A Quiet Observation

Story: Google's Schmidt hits out at mobile patent warTotal Replies: 5
Author Content
Ridcully

Sep 30, 2012
10:28 PM EDT
I read this article and realised for the first time that this staggering number of likely infringed patents means that it is now virtually impossible to design and market a smartphone without running foul of someone's patents and being stopped dead in the water. In other words, patents are now a gross impediment to new products reaching the market place and have lost all the dubious benefits that they might confer on the inventor. At one stage, I thought that just removing patents on software was enough. I am now of the solid opinion that it is time for all patents to be removed and there is already an article on Groklaw which expresses a similar viewpoint :

http://m.theatlantic.com/business/archive/2012/09/the-case-f...

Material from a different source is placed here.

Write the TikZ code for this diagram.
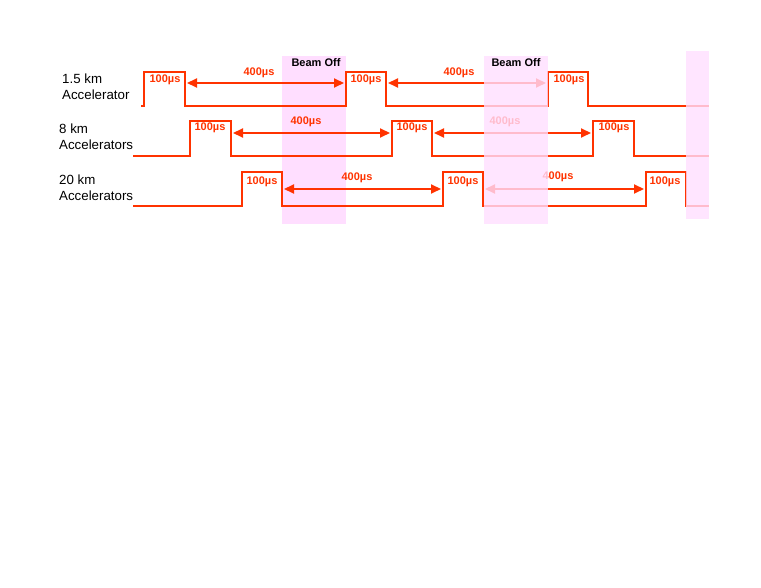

As many of us have already observed, the only winners in the patent war are the lawyers. For the rest of us, patents mean reduced: competition, innovation and choice; they also mean that we consumers are the mugs who ultimately are compelled to pick up the tab for the millions upon millions being spent on lawyers fees. The patent system is not just broken, it needs to be rubbish tinned. At the very least, let's get software patents into the garbage.

2 cents. :-)

Bob_Robertson

Oct 01, 2012
10:14 AM EDT
Yep.

What good is it to train and graduate good Engineers, if they simply cannot do the work?

The decline of engineering, manufacturing and the like in the US is certainly due to many factors, but why would someone with a keen mind waste its time when everything has to be passed through the hands of lawyers anyway?

It's no wonder that law and finance have become such a bloated portion of the national "output".
montezuma

Oct 02, 2012
12:10 PM EDT
Bob,

This is a pet theory of mine. Salary depends inversely on the distance from the money. Thus as an example an engineer earns much less than a Wall Street "quant" despite doing very similar things. The same applies to engineers and (successful) sales people or lawyers or bankers. It is easy to see why using a simple fluid flow model.

As for scientists like myself LOL.

Interestingly in my fathers day (he was a university engineer) this was not true.
Bob_Robertson

Oct 02, 2012
4:42 PM EDT
Interesting, Monte, and not without precedent in the "higher order capital goods" process as well.

The diamond miner makes less than the cutter, less than the broker, less than the seller.

Each stage of production must itself be profitable, or at least worth doing, or it doesn't get done. This increases the costs of the final product relative to its original inputs.

Yet a single factory can receive inputs from many sources, just as an excellent salesman can put the production of many into the hands of those who want it.

Prices are the only way we can know what is worth doing, I simply hope that the incentives that make the lawyers and bankers so profitable vanish. And soon.
jdixon

Oct 02, 2012
10:12 PM EDT
> I simply hope that the incentives that make the lawyers and bankers so profitable vanish. And soon.

Somehow, I suspect that a discussion about the source of those incentives would be labelled political, don't you?
Bob_Robertson

Oct 03, 2012
10:07 AM EDT
JD,

I seriously considered not even talking about the salesman as a productive part of the process, or that prices are a form of communication, for exactly that reason.

Or for that matter, that 'diamonds' have high prices compared to water, etc etc etc.

Badmouthing lawyers seems just fine, as long as the underlying causes are never broached.